* Your task
Starting at the first line of the listing below, retype each line up to and including the one that contains "const height = 363;". Leave pictures out.
═══ Collected data
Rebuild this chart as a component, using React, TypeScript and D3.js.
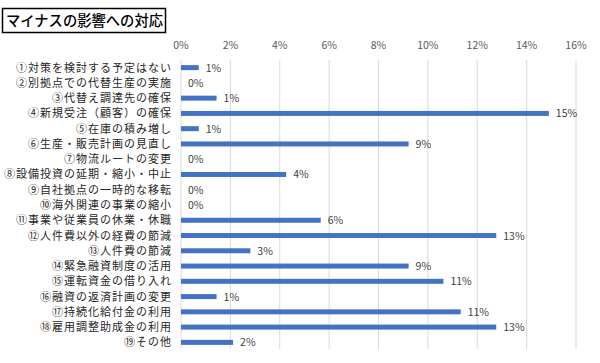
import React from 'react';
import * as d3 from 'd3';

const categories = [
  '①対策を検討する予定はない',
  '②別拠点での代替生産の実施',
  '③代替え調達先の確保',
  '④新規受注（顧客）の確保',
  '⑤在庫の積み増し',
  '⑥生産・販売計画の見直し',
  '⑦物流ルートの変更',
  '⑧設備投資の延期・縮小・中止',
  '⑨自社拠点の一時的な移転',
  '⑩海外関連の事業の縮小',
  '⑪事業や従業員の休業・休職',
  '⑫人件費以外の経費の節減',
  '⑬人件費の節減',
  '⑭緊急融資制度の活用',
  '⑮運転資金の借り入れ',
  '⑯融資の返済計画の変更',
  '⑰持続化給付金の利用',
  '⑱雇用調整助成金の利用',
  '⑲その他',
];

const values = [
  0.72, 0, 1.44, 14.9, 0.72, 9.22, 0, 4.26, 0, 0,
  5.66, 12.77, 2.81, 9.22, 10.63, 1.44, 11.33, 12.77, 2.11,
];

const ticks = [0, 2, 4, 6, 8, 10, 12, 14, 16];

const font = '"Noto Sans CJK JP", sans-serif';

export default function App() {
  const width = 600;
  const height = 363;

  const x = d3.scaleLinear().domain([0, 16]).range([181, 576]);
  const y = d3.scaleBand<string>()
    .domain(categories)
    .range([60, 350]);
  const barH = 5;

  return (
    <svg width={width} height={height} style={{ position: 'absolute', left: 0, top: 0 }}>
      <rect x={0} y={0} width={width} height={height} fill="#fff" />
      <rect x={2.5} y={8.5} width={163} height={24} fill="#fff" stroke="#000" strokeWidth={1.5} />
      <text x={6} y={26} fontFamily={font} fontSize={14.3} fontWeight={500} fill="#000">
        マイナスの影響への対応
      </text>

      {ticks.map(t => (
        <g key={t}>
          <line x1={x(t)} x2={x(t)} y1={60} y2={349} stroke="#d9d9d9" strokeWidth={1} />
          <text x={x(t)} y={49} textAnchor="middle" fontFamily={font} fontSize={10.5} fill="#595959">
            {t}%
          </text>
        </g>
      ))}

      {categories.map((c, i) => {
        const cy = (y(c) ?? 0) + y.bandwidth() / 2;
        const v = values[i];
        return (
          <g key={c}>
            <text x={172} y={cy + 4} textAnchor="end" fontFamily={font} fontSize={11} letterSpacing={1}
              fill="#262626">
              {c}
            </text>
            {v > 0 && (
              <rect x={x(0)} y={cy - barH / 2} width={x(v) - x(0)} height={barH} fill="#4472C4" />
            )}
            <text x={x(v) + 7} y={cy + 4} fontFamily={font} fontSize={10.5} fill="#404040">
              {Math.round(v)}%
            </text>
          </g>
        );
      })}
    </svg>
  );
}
══════
* Result of the task
Rebuild this chart as a component, using React, TypeScript and D3.js.
import React from 'react';
import * as d3 from 'd3';

const categories = [
  '①対策を検討する予定はない',
  '②別拠点での代替生産の実施',
  '③代替え調達先の確保',
  '④新規受注（顧客）の確保',
  '⑤在庫の積み増し',
  '⑥生産・販売計画の見直し',
  '⑦物流ルートの変更',
  '⑧設備投資の延期・縮小・中止',
  '⑨自社拠点の一時的な移転',
  '⑩海外関連の事業の縮小',
  '⑪事業や従業員の休業・休職',
  '⑫人件費以外の経費の節減',
  '⑬人件費の節減',
  '⑭緊急融資制度の活用',
  '⑮運転資金の借り入れ',
  '⑯融資の返済計画の変更',
  '⑰持続化給付金の利用',
  '⑱雇用調整助成金の利用',
  '⑲その他',
];

const values = [
  0.72, 0, 1.44, 14.9, 0.72, 9.22, 0, 4.26, 0, 0,
  5.66, 12.77, 2.81, 9.22, 10.63, 1.44, 11.33, 12.77, 2.11,
];

const ticks = [0, 2, 4, 6, 8, 10, 12, 14, 16];

const font = '"Noto Sans CJK JP", sans-serif';

export default function App() {
  const width = 600;
  const height = 363;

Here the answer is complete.